Fabric two ways – Wool Coat and Satin Bolero

It may seem a little late to be posting pictures of wool coats, but here in the California bay area we’ve been having a lot of chilly, windy, rainy days this spring!

I’ve spent many winters on the hunt for the “perfect” wool coat, only to come up disappointed; usually I find something I sort of like, but it’s either too big, too expensive, or otherwise just not quite right. Now that I’ve made pattern blocks (basic pattern templates) in my own clothing size/made to my measurements, I finally sat down and made myself a coat this winter! (Let’s ignore how long it took me to find the perfect shade and thickness of grey wool fabric.. and how when I found the “perfect” fabric, it ended up being $200 per yard.. which meant I now had to find the *second* best, because clearly I wasn’t spending over $300 on fabric for my coat!)

Okay, so the first step was coming up with the coat design. I sort of have an obsession with designing princess seams on coats and blouses, which is amusing because it requires additional pattern pieces and thus additional work. Sometimes I think I’m a glutton for punishment when patterndrafting and sewing. Oh, what, did you say that pattern is going to require over 50 pieces and take a full day to sew? Bring it on! *Ahem.*

I’m also very indecisive.

Needless to say, I had multiple variations of a jacket design happening, and finally chose one. I drew up a “technical flat” for it (quite literally a technical drawing to show all seams and hems/sewing lines of a garment) before I got started on the pattern, so I’d have a better idea of what the finished product should look like.

Here’s my technical flat for my coat design:

The specs, for those who know what I’m talking about: My design is a long wool coat with front and back princess seams, a waist seam, two-piece sleeves, asymmetrical peter pan collar, belted waist, and a double breasted front placket (one row is workable buttons, the other is just for appearance.) There are hidden pockets at the side seams. It is also fully lined, of course! The bow at the collar is just for decoration, as you’ll see below..

I sewed up a sample before sewing the finished garment to make sure I liked the fit, and then sewed it in the grey wool. Here’s some photos of the finished coat!

Here's the coat with the belt, accented with a dupioni silk flower brooch I made.

 

Here's the coat shown without the belt (you can see the waist seam now) accented by a fabric sash/bow!

 

Victoria Camp Designs Wool Coat Feb 2012

These buttons were sent to me by my mom - she has a HUGE button collection and always has whatever I am looking for. For this coat, I told her "no plastic!" and so she happened to have the most perfect beautiful black glass faceted shank buttons! (8 large ones for the front, and one smaller one up at the neckline below the collar.)

 

The coat is fully lined with a teal blue satin (one of my favorite colors!)

 

At first, I was a little disappointed in myself for waiting until February to make the coat. Then I remembered that we have chilly nights here year round – and fairly un-typical weather other months – and I have actually been wearing this coat frequently, even this month. I’ve been accenting the front closure/collar area with an assortment of sashes, fabric flower brooches, and large vintage enamel brooches. It’s a lot of fun to dress up this coat!
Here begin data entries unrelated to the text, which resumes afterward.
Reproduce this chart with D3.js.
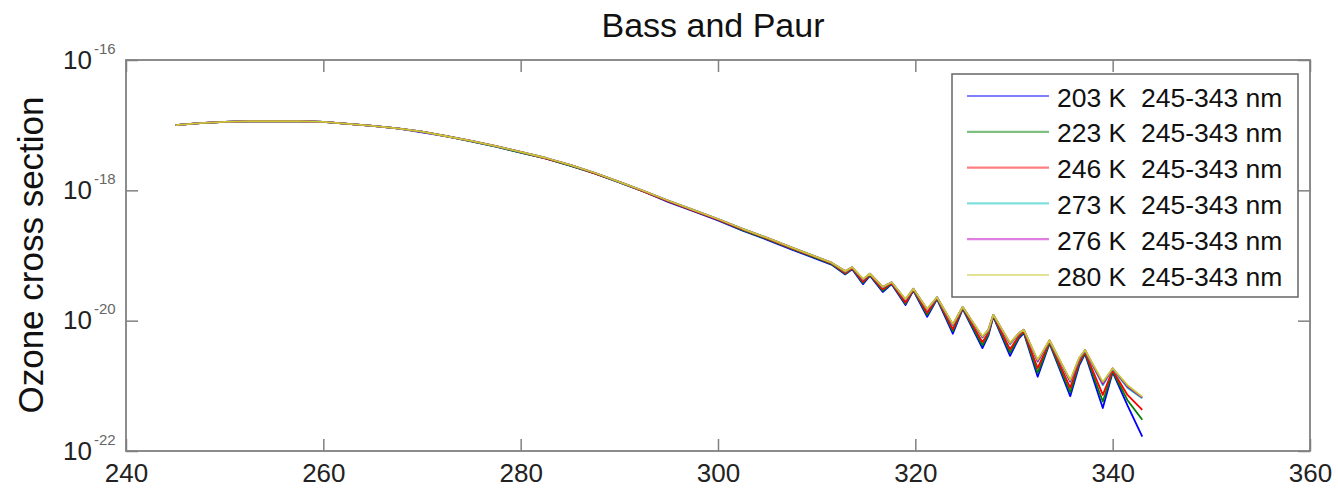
<!DOCTYPE html>
<html>
<head>
<meta charset="utf-8">
<script src="https://cdn.jsdelivr.net/npm/d3@7"></script>
<style>
body { margin: 0; background: #fff; }
text { font-family: "Liberation Sans", Arial, sans-serif; }
</style>
</head>
<body>
<script>
// wavelength (nm)
var wavelengths = [245, 247.5, 250, 252.5, 255, 257.5, 260, 262.5, 265, 267.5, 270, 272.5, 275, 277.5,
  280, 282.5, 285, 287.5, 290, 292.5, 295, 297.5, 300, 302.5, 305, 307.5,
  310.3, 311.5, 312.9, 313.6, 314.7, 315.4, 316.7, 317.6, 319.0, 319.8, 321.2, 322.2, 323.8, 324.8,
  326.8, 327.4, 327.9, 329.6, 330.5, 331.0, 332.4, 333.6, 335.7, 336.6, 337.2, 339.0, 340.0, 341.5, 343.0];

// log10 of the cross section, one list per temperature
var sigma203 = [-17.00, -16.97, -16.95, -16.94, -16.94, -16.94, -16.95, -16.98, -17.01, -17.05, -17.11, -17.17, -17.25, -17.33,
  -17.42, -17.51, -17.62, -17.74, -17.88, -18.02, -18.18, -18.32, -18.46, -18.62, -18.76, -18.91,
  -19.07, -19.14, -19.29, -19.21, -19.44, -19.31, -19.56, -19.44, -19.76, -19.54, -19.94, -19.67, -20.20, -19.82,
  -20.42, -20.23, -19.94, -20.54, -20.27, -20.19, -20.86, -20.35, -21.16, -20.69, -20.51, -21.34, -20.79, -21.30, -21.78];
var sigma223 = [-17.00, -16.97, -16.95, -16.94, -16.94, -16.94, -16.95, -16.98, -17.01, -17.05, -17.10, -17.17, -17.25, -17.33,
  -17.42, -17.51, -17.62, -17.74, -17.88, -18.02, -18.17, -18.31, -18.45, -18.61, -18.75, -18.90,
  -19.06, -19.13, -19.28, -19.20, -19.42, -19.30, -19.54, -19.43, -19.74, -19.53, -19.91, -19.66, -20.16, -19.81,
  -20.38, -20.21, -19.93, -20.49, -20.25, -20.18, -20.80, -20.34, -21.10, -20.66, -20.50, -21.24, -20.78, -21.22, -21.52];
var sigma246 = [-17.00, -16.97, -16.95, -16.94, -16.94, -16.94, -16.95, -16.98, -17.01, -17.05, -17.10, -17.17, -17.24, -17.32,
  -17.41, -17.51, -17.61, -17.74, -17.87, -18.02, -18.17, -18.31, -18.45, -18.60, -18.74, -18.89,
  -19.05, -19.12, -19.27, -19.19, -19.40, -19.29, -19.52, -19.42, -19.72, -19.52, -19.88, -19.65, -20.13, -19.80,
  -20.33, -20.18, -19.92, -20.44, -20.23, -20.16, -20.73, -20.32, -21.03, -20.63, -20.48, -21.14, -20.76, -21.14, -21.37];
var sigma273 = [-17.00, -16.97, -16.95, -16.94, -16.94, -16.94, -16.95, -16.98, -17.01, -17.05, -17.10, -17.17, -17.24, -17.32,
  -17.41, -17.50, -17.61, -17.73, -17.87, -18.01, -18.16, -18.30, -18.44, -18.59, -18.73, -18.88,
  -19.04, -19.11, -19.25, -19.18, -19.37, -19.28, -19.49, -19.41, -19.68, -19.51, -19.83, -19.64, -20.07, -19.79,
  -20.26, -20.15, -19.91, -20.36, -20.20, -20.14, -20.63, -20.31, -20.94, -20.59, -20.46, -20.99, -20.74, -21.03, -21.19];
var sigma276 = [-17.00, -16.97, -16.95, -16.94, -16.94, -16.94, -16.95, -16.98, -17.01, -17.05, -17.10, -17.17, -17.24, -17.32,
  -17.41, -17.50, -17.61, -17.73, -17.87, -18.01, -18.16, -18.30, -18.44, -18.59, -18.73, -18.88,
  -19.04, -19.11, -19.24, -19.18, -19.37, -19.28, -19.48, -19.41, -19.68, -19.51, -19.83, -19.64, -20.06, -19.79,
  -20.25, -20.14, -19.91, -20.35, -20.19, -20.14, -20.62, -20.30, -20.93, -20.58, -20.45, -20.97, -20.73, -21.01, -21.18];
var sigma280 = [-17.00, -16.97, -16.95, -16.94, -16.94, -16.94, -16.95, -16.98, -17.01, -17.05, -17.10, -17.17, -17.24, -17.32,
  -17.41, -17.50, -17.61, -17.73, -17.87, -18.01, -18.16, -18.30, -18.44, -18.59, -18.73, -18.88,
  -19.04, -19.11, -19.24, -19.18, -19.36, -19.28, -19.48, -19.41, -19.67, -19.51, -19.82, -19.64, -20.05, -19.79,
  -20.24, -20.14, -19.91, -20.34, -20.19, -20.14, -20.60, -20.30, -20.91, -20.57, -20.45, -20.94, -20.73, -20.99, -21.17];

var seriesNames = ["203 K  245-343 nm", "223 K  245-343 nm", "246 K  245-343 nm",
                   "273 K  245-343 nm", "276 K  245-343 nm", "280 K  245-343 nm"];
var seriesColors = ["#0000ff", "#008000", "#ff0000", "#00bfbf", "#bf00bf", "#c8c830"];
var allSeries = [sigma203, sigma223, sigma246, sigma273, sigma276, sigma280];

var xTicks = [240, 260, 280, 300, 320, 340, 360];
var yTicks = [1e-22, 1e-20, 1e-18, 1e-16];
var yTickExps = ["-22", "-20", "-18", "-16"];

var w = 1338;
var h = 490;
var pLeft = 126, pRight = 1310, pTop = 60, pBottom = 451;
var axisColor = "#808080";

var svg = d3.select("body")
    .append("svg")
    .attr("width", w)
    .attr("height", h);

var x = d3.scaleLinear().domain([240, 360]).range([pLeft, pRight]);
var y = d3.scaleLog().domain([1e-22, 1e-16]).range([pBottom, pTop]);

svg.append("text")
   .attr("x", 713)
   .attr("y", 37)
   .attr("text-anchor", "middle")
   .attr("font-size", "34px")
   .attr("fill", "#111")
   .text("Bass and Paur");

svg.append("text")
   .attr("transform", "translate(43,255) rotate(-90)")
   .attr("text-anchor", "middle")
   .attr("font-size", "35px")
   .attr("fill", "#111")
   .text("Ozone cross section");

// curves, yellow ends up on top
var line = d3.line()
    .x(function(d, i) { return x(wavelengths[i]); })
    .y(function(d) { return y(Math.pow(10, d)); });

svg.selectAll(".curve")
   .data(allSeries)
   .enter()
   .append("path")
   .attr("class", "curve")
   .attr("d", line)
   .attr("fill", "none")
   .attr("stroke", function(d, i) { return seriesColors[i]; })
   .attr("stroke-width", 1.8)
   .attr("stroke-linejoin", "round");

// axes, ticks point inward on all four sides
function styleAxis(g) {
  g.select(".domain").remove();
  g.selectAll(".tick line").attr("stroke", axisColor).attr("stroke-width", 1.5);
}

svg.append("g")
   .attr("transform", "translate(0," + pBottom + ")")
   .call(d3.axisBottom(x).tickValues(xTicks).tickSize(-12).tickPadding(13))
   .call(styleAxis)
   .call(function(g) {
     g.selectAll("text").attr("font-size", "26px").attr("fill", "#222")
      .attr("font-family", "Liberation Sans, Arial, sans-serif");
   });

svg.append("g")
   .attr("transform", "translate(0," + pTop + ")")
   .call(d3.axisTop(x).tickValues(xTicks).tickSize(-12).tickFormat(""))
   .call(styleAxis);

svg.append("g")
   .attr("transform", "translate(" + pLeft + ",0)")
   .call(d3.axisLeft(y).tickValues(yTicks).tickSize(-12).tickFormat(""))
   .call(styleAxis);

svg.append("g")
   .attr("transform", "translate(" + pRight + ",0)")
   .call(d3.axisRight(y).tickValues(yTicks).tickSize(-12).tickFormat(""))
   .call(styleAxis);

var yLab = svg.selectAll(".ylab")
   .data(yTicks)
   .enter()
   .append("text")
   .attr("class", "ylab")
   .attr("x", 63)
   .attr("y", function(d) { return y(d) + 8.5; });
yLab.append("tspan")
   .attr("font-size", "26px")
   .attr("fill", "#222")
   .text("10");
yLab.append("tspan")
   .attr("font-size", "15px")
   .attr("fill", "#666")
   .attr("dx", 2)
   .attr("dy", -15)
   .text(function(d, i) { return yTickExps[i]; });

svg.append("rect")
   .attr("x", pLeft)
   .attr("y", pTop)
   .attr("width", pRight - pLeft)
   .attr("height", pBottom - pTop)
   .attr("fill", "none")
   .attr("stroke", axisColor)
   .attr("stroke-width", 1.8);

// legend
var legend = svg.append("g");
legend.append("rect")
   .attr("x", 952)
   .attr("y", 74)
   .attr("width", 346)
   .attr("height", 223)
   .attr("fill", "#fff")
   .attr("stroke", "#666")
   .attr("stroke-width", 1.5);

var rows = legend.selectAll(".row")
   .data(seriesNames)
   .enter()
   .append("g")
   .attr("class", "row")
   .attr("transform", function(d, i) { return "translate(0," + (96 + i * 35.8) + ")"; });
rows.append("line")
   .attr("x1", 967)
   .attr("x2", 1049)
   .attr("stroke", function(d, i) { return seriesColors[i]; })
   .attr("stroke-opacity", 0.5)
   .attr("stroke-width", 2.2);
rows.append("text")
   .attr("x", 1057)
   .attr("y", 10.5)
   .attr("font-size", "26.5px")
   .attr("fill", "#111")
   .style("white-space", "pre")
   .text(function(d) { return d; });
</script>
</body>
</html>
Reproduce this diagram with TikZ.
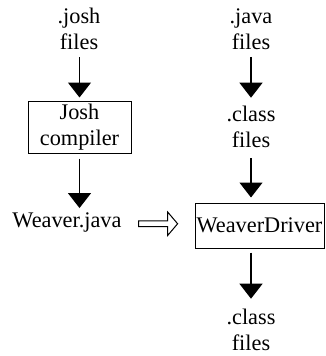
\documentclass[tikz,border=0pt]{standalone}
\usepackage{fontspec}
\setmainfont{Liberation Serif}
\usetikzlibrary{arrows.meta,calc}
\begin{document}
\begin{tikzpicture}[x=1pt,y=-1pt,
  every node/.style={font=\fontsize{22.3}{26.5}\selectfont, align=center, inner sep=0pt},
  label/.style={},
  box/.style={draw, line width=1pt, inner sep=0pt},
  flow/.style={line width=1.2pt, -{Triangle[width=23pt,length=15pt]}},
  hollow/.style={line width=1pt, line join=miter}]
\useasboundingbox (0,0) rectangle (325,356);

% left column: Josh sources through the Josh compiler
\node[label] (josh) at (79,29) {.josh\\files};
\node[box, minimum width=103pt, minimum height=52pt] (jc) at (79.5,127) {Josh\\compiler};
\node[label] (wjava) at (67,222) {Weaver.java};

% right column: Java sources through the weaver driver
\node[label] (java) at (251,29) {.java\\files};
\node[label] (class1) at (251,127) {.class\\files};
\node[box, minimum width=129pt, minimum height=45pt] (wd) at (259.5,225.5) {WeaverDriver};
\node[label] (class2) at (251,330) {.class\\files};

% flow arrows
\draw[flow, shorten <=7pt, shorten >=3pt] (josh.south -| jc.north) -- (jc.north);
\draw[flow, shorten <=5pt, shorten >=4pt] (jc.south) -- (jc.south |- wjava.north);
\draw[flow, shorten <=7pt, shorten >=8pt] (java.south -| class1.north) -- (class1.north);
\draw[flow, shorten <=10pt, shorten >=5pt] (class1.south) -- (class1.south |- wd.north);
\draw[flow, shorten <=4pt, shorten >=10pt] (wd.south -| class2.north) -- (class2.north);

% hollow block arrow feeding Weaver.java to the driver
\coordinate (ha) at ($(wjava.east)!0.5!(wd.west)$);
\draw[hollow] (ha) ++(-19.5,-2.8) -- ++(29,0) -- ++(0,-9) -- ++(10,11.8)
  -- ++(-10,11.8) -- ++(0,-9) -- ++(-29,0) -- cycle;
\end{tikzpicture}
\end{document}
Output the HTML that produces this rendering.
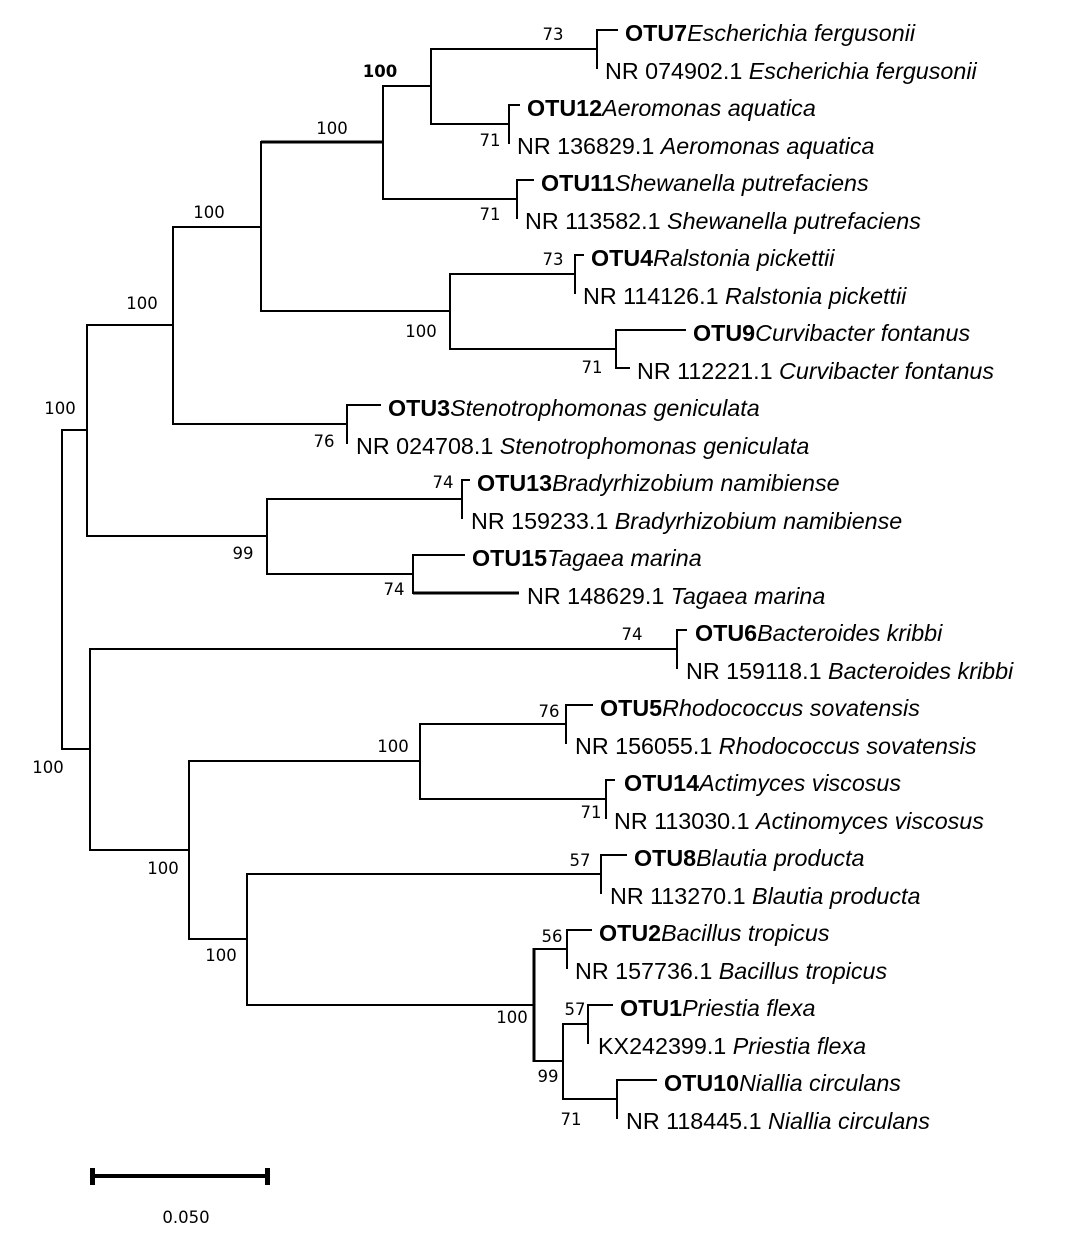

Now as for my title, “Fabric two ways”.. I typically buy more fabric than I need, just in case something goes disastrously wrong and I need more fabric. Better to have too much, than not enough. I still have wool left over, but also had plenty of that beautiful blue teal satin! Feeling creative one night, I made two boleros. (The second one I will show you later, in another Fabrid-Two-Ways post!) For now, here’s the teal satin bolero..

 

I really got into the design on this one.. I made a single bolero pattern and used it twice (for an unlined bolero, and a lined bolero.) This is the unlined bolero. One of my favorite aspects is the petal sleeves! This was my first time making a pattern for and sewing petal sleeves, and it was a lot of fun. They're much easier to make than I was anticipating, and are so much more feminine than a cap or short sleeve.

 

Oh, and.. uh.. yeah... princess seams again on the front and back. (Remember what I said earlier?!) I don't care, I love them and will continue to add more work for myself just for the sake of the design. :) Also, I cut strips of fabric on the bias to bind the edges, since I wasn't lining this one.

 

I wish I were joking, but I was up working on these flower embellishments at 1am. Once I started sewing this bolero, I couldn't stop! I cut out dozens of fabric circles in various sizes and singed the edges (since the fabric is synthetic fibers) and then arranged them into a grouping that I liked. Once arranged, I stitched them all together onto the bolero, with some freshwater pearl accents at the centers. This was a fantastic way to use up all of the 'misshapen' pearls that I would not use in my jewelry designs, and were just sitting around!

 

Well, there you have it! Fabric two ways.. teal satin fabric used in completely opposite seasonal garments.. a winter coat and a spring bolero!